U.S. Steel Monday notified 614 workers about potential dismissals in March at the company’s plant in Lorain, Ohio, which produces 780,000 tons a year of seamless tubular steel products. It issued similar notices to 142 employees at its tube factory in Houston, which processes 120,000 tons annually.
U.S. Steel has benefited from the high-margin line of business in recent years amid the country’s oil and gas boom. It’s helped Chief Executive Officer Mario Longhi’s efforts to transform the 144-year-old manufacturing giant — which has posted five annual losses and was ejected from the Standard & Poor’s 500 Index last year — into a more efficient producer.
Yet, with the U.S. benchmark price for crude tumbling more than 50 percent since June, oil and gas companies have cut budgets and explorers are expected to cut spending on capital projects by an average of 20 percent this year, Citigroup said in a Jan. 4 note to clients.
“The tubular segment has been the company’s most reliable profit driver,” Sam Dubinsky, a New York-based analyst for Wells Fargo, wrote in a note Tuesday.
He called the idlings and layoffs a “negative” for U.S. Steel and said that the tubular sector “could go from an earnings tailwind to a headwind in 2015.”
U.S. Steel made the decision to idle the plants because of “softening market conditions influenced by oil prices and trade,” Courtney Boone, a spokeswoman, said in a phone interview Tuesday.
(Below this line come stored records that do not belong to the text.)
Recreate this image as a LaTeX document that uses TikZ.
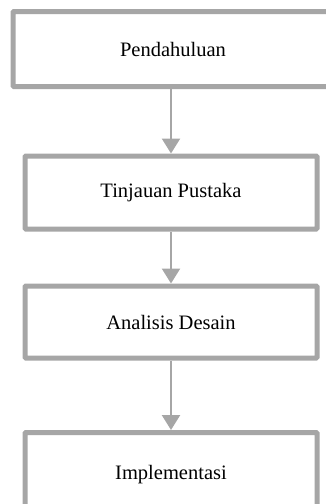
\documentclass[tikz,border=0pt]{standalone}
\usepackage{fontspec}
\setmainfont{Liberation Serif}
\usetikzlibrary{arrows.meta}
\definecolor{boxgray}{HTML}{A6A6A6}
\begin{document}
\begin{tikzpicture}[x=1pt,y=-1pt,
  stepbox/.style={draw=boxgray, line width=5pt, rounded corners=1pt, fill=white,
    inner sep=0pt, font=\fontsize{20.5}{24}\selectfont, text=black},
  flow/.style={draw=boxgray, line width=2.5pt,
    -{Triangle[width=18pt,length=15pt,color=boxgray]}}]
\useasboundingbox (0,0) rectangle (326,504);
\clip (0,0) rectangle (326,504);
\node[stepbox, minimum width=320pt, minimum height=75pt] (b1) at (173,49) {Pendahuluan};
\node[stepbox, minimum width=292pt, minimum height=73pt] (b2) at (171,192.5) {Tinjauan Pustaka};
\node[stepbox, minimum width=292pt, minimum height=72pt] (b3) at (171,322) {Analisis Desain};
\node[stepbox, minimum width=292pt, minimum height=85pt] (b4) at (171,475) {\raisebox{6pt}{Implementasi}};
\draw[flow] (b1.south -| b2.north) -- (b2.north);
\draw[flow] (b2.south) -- (b3.north);
\draw[flow] (b3.south) -- (b4.north);
\end{tikzpicture}
\end{document}
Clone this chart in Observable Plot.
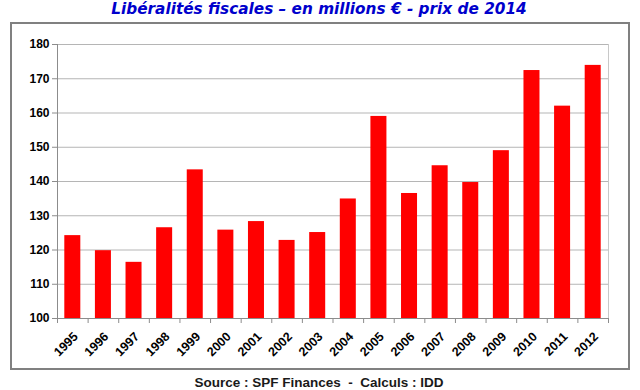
<!DOCTYPE html>
<html><head><meta charset="utf-8">
<script src="https://cdn.jsdelivr.net/npm/d3@7"></script>
<script src="https://cdn.jsdelivr.net/npm/@observablehq/plot@0.6"></script>
<style>
html,body{margin:0;padding:0;background:#fff;width:640px;height:390px;overflow:hidden;position:relative;}
#title{position:absolute;left:0;top:2px;width:638px;text-align:center;font:italic bold 15.3px/15px "DejaVu Sans",Verdana,sans-serif;color:#0000cc;white-space:nowrap;}
#box{position:absolute;left:10px;top:22px;width:616px;height:344px;border:2px solid #808080;background:#fff;}
#box svg{display:block;}
#caption{position:absolute;left:0;top:376px;width:638px;text-align:center;font:bold 13.5px/14px "Liberation Sans",Arial,sans-serif;color:#1a1a1a;white-space:pre;}
</style></head>
<body>
<div id="title">Libéralités fiscales – en millions € - prix de 2014</div>
<div id="box"></div>
<div id="caption">Source : SPF Finances  -  Calculs : IDD</div>
<script>
const years = [1995,1996,1997,1998,1999,2000,2001,2002,2003,2004,2005,2006,2007,2008,2009,2010,2011,2012];
const values = [124.2,119.8,116.4,126.5,143.4,125.8,128.3,122.8,125.1,134.9,159.0,136.5,144.6,139.7,149.0,172.4,162.0,173.9];
const yTicks = [100,110,120,130,140,150,160,170,180];

const data = years.map((year, i) => ({year, value: values[i]}));
const boundaries = [...years.map(y => y - 0.5), years[years.length - 1] + 0.5];

const chart = Plot.plot({
  width: 616, height: 344,
  marginLeft: 45, marginRight: 20, marginTop: 20, marginBottom: 50,
  style: {fontFamily: "'Liberation Sans', Arial, sans-serif", background: "white", overflow: "visible"},
  x: {type: "linear", domain: [boundaries[0], boundaries[boundaries.length - 1]]},
  y: {domain: [yTicks[0], yTicks[yTicks.length - 1]]},
  marks: [
    Plot.gridY(yTicks, {stroke: "#b5b5b5", strokeOpacity: 1}),
    Plot.frame({anchor: "right", stroke: "#c8c8c8"}),
    Plot.rectY(data, {x1: d => d.year - 0.5, x2: d => d.year + 0.5, y1: yTicks[0], y2: "value", fill: "#ff0000", insetLeft: 7.3, insetRight: 7.3}),
    Plot.frame({anchor: "left", stroke: "#8c8c8c"}),
    Plot.frame({anchor: "bottom", stroke: "#8c8c8c"}),
    Plot.axisY(yTicks, {tickSize: 5, tickPadding: 3, fontSize: 12, fontWeight: "bold", fill: "black", stroke: "#8c8c8c", label: null}),
    Plot.axisX(boundaries, {tickSize: 5, tickFormat: () => "", stroke: "#8c8c8c", label: null}),
    Plot.axisX(years, {tickSize: 0, tickPadding: 16, tickFormat: d => String(d), tickRotate: -45, fontSize: 12.5, fontWeight: "bold", fill: "black", label: null, dx: 3})
  ]
});
document.getElementById("box").appendChild(chart);
</script>
</body></html>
In 2013, U.S. Steel’s tubular division comprised 10 mills with a production capacity of 2.8 million tons a year, according to a company filing. The segment posted a $69 million profit in the third quarter of 2014, up from $49 million a year earlier, even as the company posted an overall net loss.
“Sales had been quite strong and had boosted company-wide results when the general steel-mill side of the business was struggling,” Andrew Lane, a Chicago-based analyst for Morningstar Inc., said in a phone interview. “U.S. Steel is now kind of experiencing the other side of the coin.”
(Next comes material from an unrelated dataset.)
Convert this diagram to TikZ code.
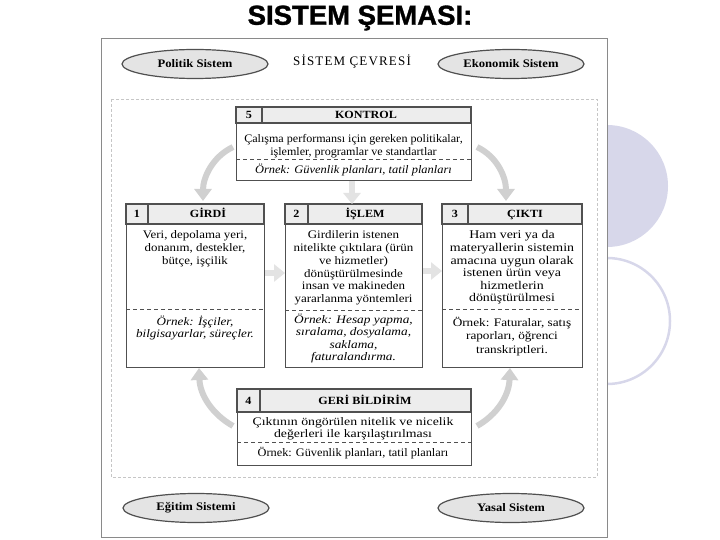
\documentclass[tikz,border=0pt]{standalone}
\usepackage{fontspec}
\setmainfont{Liberation Serif}
\newfontfamily\titlefont{Liberation Sans}
\usetikzlibrary{arrows.meta,shapes.geometric}
\definecolor{boxline}{HTML}{505050}
\definecolor{headfill}{HTML}{EDEDED}
\definecolor{ellfill}{HTML}{E4E4E4}
\definecolor{arrowgray}{HTML}{D0D0D0}
\definecolor{lav}{HTML}{D7D7EA}
\definecolor{framegray}{HTML}{8A8A8A}
\newcommand\myfs[3]{\fontsize{#1}{#2}\selectfont\addfontfeatures{FakeStretch=#3}}
\newcommand\myfsi[3]{\fontsize{#1}{#2}\selectfont\itshape\addfontfeatures{FakeStretch=#3}}
\newcommand\myfsb[3]{\fontsize{#1}{#2}\selectfont\bfseries\addfontfeatures{FakeStretch=#3}}
\begin{document}
\begin{tikzpicture}[x=1pt,y=-1pt,
  box/.style={draw=boxline, line width=1.1pt, inner sep=0pt, anchor=north west},
  hdr/.style={font=\myfsb{11}{12}{1.1}, inner sep=0pt, anchor=base},
  txt/.style={align=center, inner sep=0pt},
  ell/.style={ellipse, draw=boxline, fill=ellfill, line width=1.2pt, minimum width=146pt, minimum height=29pt, inner sep=0pt, font=\myfsb{11.5}{12}{1.1}},
  flow/.style={draw=arrowgray, line width=6pt, -{Triangle[width=17pt,length=12pt]}},
  faint/.style={draw=arrowgray!60, line width=6pt, -{Triangle[width=17pt,length=11pt]}},
  sep/.style={draw=boxline, line width=0.9pt, dash pattern=on 4pt off 3pt}]
\useasboundingbox (0,0) rectangle (720,540);
% decorative circles on the right
\fill[lav] (607,186) circle (61);
\draw[lav, line width=2.5pt] (607,321) circle (63);
% outer frame
\draw[framegray, fill=white, line width=1pt] (101,39) rectangle (607,537);
% inner dashed frame
\draw[gray!45, line width=0.6pt, dash pattern=on 3pt off 2pt] (111,99) rectangle (597,477);
% title
\node[font=\titlefont\fontsize{27.5}{30}\selectfont\bfseries\addfontfeatures{FakeBold=1.2}, inner sep=0pt] (title) at (360,18) {SISTEM ŞEMASI:};
% environment
\node[font=\fontsize{13}{14}\selectfont\addfontfeatures{LetterSpace=9}, inner sep=0pt] (cevre) at (352,62) {SİSTEM ÇEVRESİ};
\node[ell] (politik) at (195,64) {Politik Sistem};
\node[ell] (ekonomik) at (511,64) {Ekonomik Sistem};
\node[ell] (egitim) at (196,508) {Eğitim Sistemi};
\node[ell] (yasal) at (511,508) {Yasal Sistem};

% KONTROL
\node[box, minimum width=235pt, minimum height=73pt] (kontrol) at (236,107) {};
\draw[boxline, line width=1.1pt, fill=headfill] (236,107) rectangle (471,123);
\draw[boxline, line width=1.1pt] (262,107) -- (262,123);
\draw[sep] (236,159) -- (471,159);
\node[hdr] (k5) at (249,119) {5};
\node[hdr] (kt) at (366,119) {KONTROL};
\node[txt, font=\myfs{11.5}{12.6}{1.05}] (kb) at (353.5,146) {Çalışma performansı için gereken politikalar,\\işlemler, programlar ve standartlar};
\node[txt, font=\myfsi{11.5}{12.6}{1.08}] (ke) at (353.5,170) {Örnek: Güvenlik planları, tatil planları};

% GİRDİ
\node[box, minimum width=138pt, minimum height=163pt] (girdi) at (126,204) {};
\draw[boxline, line width=1.1pt, fill=headfill] (126,204) rectangle (264,224);
\draw[boxline, line width=1.1pt] (148,204) -- (148,224);
\draw[sep] (126,309) -- (264,309);
\node[hdr] (g1) at (137,218) {1};
\node[hdr] (gt) at (208,218) {GİRDİ};
\node[txt, font=\myfs{11.5}{12.9}{1.12}] (gb) at (195,249) {Veri, depolama yeri,\\donanım, destekler,\\bütçe, işçilik};
\node[txt, font=\myfsi{11.5}{12.4}{1.14}] (ge) at (195,328) {Örnek: İşçiler,\\bilgisayarlar, süreçler.};

% İŞLEM
\node[box, minimum width=137pt, minimum height=163pt] (islem) at (285,204) {};
\draw[boxline, line width=1.1pt, fill=headfill] (285,204) rectangle (422,224);
\draw[boxline, line width=1.1pt] (308,204) -- (308,224);
\draw[sep] (285,310) -- (422,310);
\node[hdr] (i2) at (296.5,218) {2};
\node[hdr] (it) at (365,218) {İŞLEM};
\node[txt, font=\myfs{11.5}{12.8}{1.13}] (ib) at (353.5,268) {Girdilerin istenen\\nitelikte çıktılara (ürün\\ve hizmetler)\\dönüştürülmesinde\\insan ve makineden\\yararlanma yöntemleri};
\node[txt, font=\myfsi{11.5}{12.4}{1.16}] (ie) at (353.5,338.5) {Örnek: Hesap yapma,\\sıralama, dosyalama,\\saklama,\\faturalandırma.};

% ÇIKTI
\node[box, minimum width=140pt, minimum height=163pt] (cikti) at (442,204) {};
\draw[boxline, line width=1.1pt, fill=headfill] (442,204) rectangle (582,224);
\draw[boxline, line width=1.1pt] (468,204) -- (468,224);
\draw[sep] (442,309) -- (582,309);
\node[hdr] (c3) at (455,218) {3};
\node[hdr] (ct) at (525,218) {ÇIKTI};
\node[txt, font=\myfs{11.8}{12.6}{1.18}] (cb) at (512,267.5) {Ham veri ya da\\materyallerin sistemin\\amacına uygun olarak\\istenen ürün veya\\hizmetlerin\\dönüştürülmesi};
\node[txt, font=\myfs{11.5}{13.5}{1.15}] (ce) at (512,336.5) {Örnek: Faturalar, satış\\raporları, öğrenci\\transkriptleri.};

% GERİ BİLDİRİM
\node[box, minimum width=234pt, minimum height=76pt] (geri) at (237,389) {};
\draw[boxline, line width=1.1pt, fill=headfill] (237,389) rectangle (471,412);
\draw[boxline, line width=1.1pt] (260,389) -- (260,412);
\draw[sep] (237,442) -- (471,442);
\node[hdr] (f4) at (248.5,404) {4};
\node[hdr] (ft) at (365,404) {GERİ BİLDİRİM};
\node[txt, font=\myfs{11.5}{12.4}{1.2}] (fb) at (353,429) {Çıktının öngörülen nitelik ve nicelik\\değerleri ile karşılaştırılması};
\node[txt, font=\myfs{11.5}{12.4}{1.07}] (fe) at (353,453) {Örnek: Güvenlik planları, tatil planları};

% flow arrows
\coordinate (a1s) at (233,147); \coordinate (a1e) at (203,201);
\coordinate (a2s) at (477,147); \coordinate (a2e) at (506,201);
\coordinate (a3s) at (233,426); \coordinate (a3e) at (199,368);
\coordinate (a4s) at (477,426); \coordinate (a4e) at (510,368);
\draw[flow] (a1s) .. controls (212,157) and (203,178) .. (a1e);
\draw[flow] (a2s) .. controls (498,157) and (506,178) .. (a2e);
\draw[flow] (a3s) .. controls (212,414) and (200,395) .. (a3e);
\draw[flow] (a4s) .. controls (498,414) and (509,395) .. (a4e);
\draw[faint] (girdi.east |- 0,273) -- (islem.west |- 0,273);
\draw[faint] (islem.east |- 0,271) -- (cikti.west |- 0,271);
\draw[faint] (kontrol.south -| 352,0) -- (islem.north -| 352,0);
\end{tikzpicture}
\end{document}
U.S. Steel will continue to produce and finish tubular products at its facilities in Alabama, Arkansas and Texas, the company said in an email.
Even before the recent decline in the price of oil, U.S. Steel said its tubular business was under pressure from cheap imports from Asia. That was behind the company’s decision in August to halt two unprofitable tube mills in McKeesport, Pennsylvania, and Bellville, Texas. The company has taken part in an anti-dumping action with the U.S. Department of Commerce to limit some of those imports.
Longhi, who became CEO in September 2013, has been “very willing to take swift action in hopes of restoring consistent profitability to the company,” said Lane.
The workers at Houston and Lorain received WARN Act notices, legally mandated alerts issued at least 60 days ahead of any closings or large-scale firings.
U.S. Steel fell 3 percent to $24.58 at the close in New York.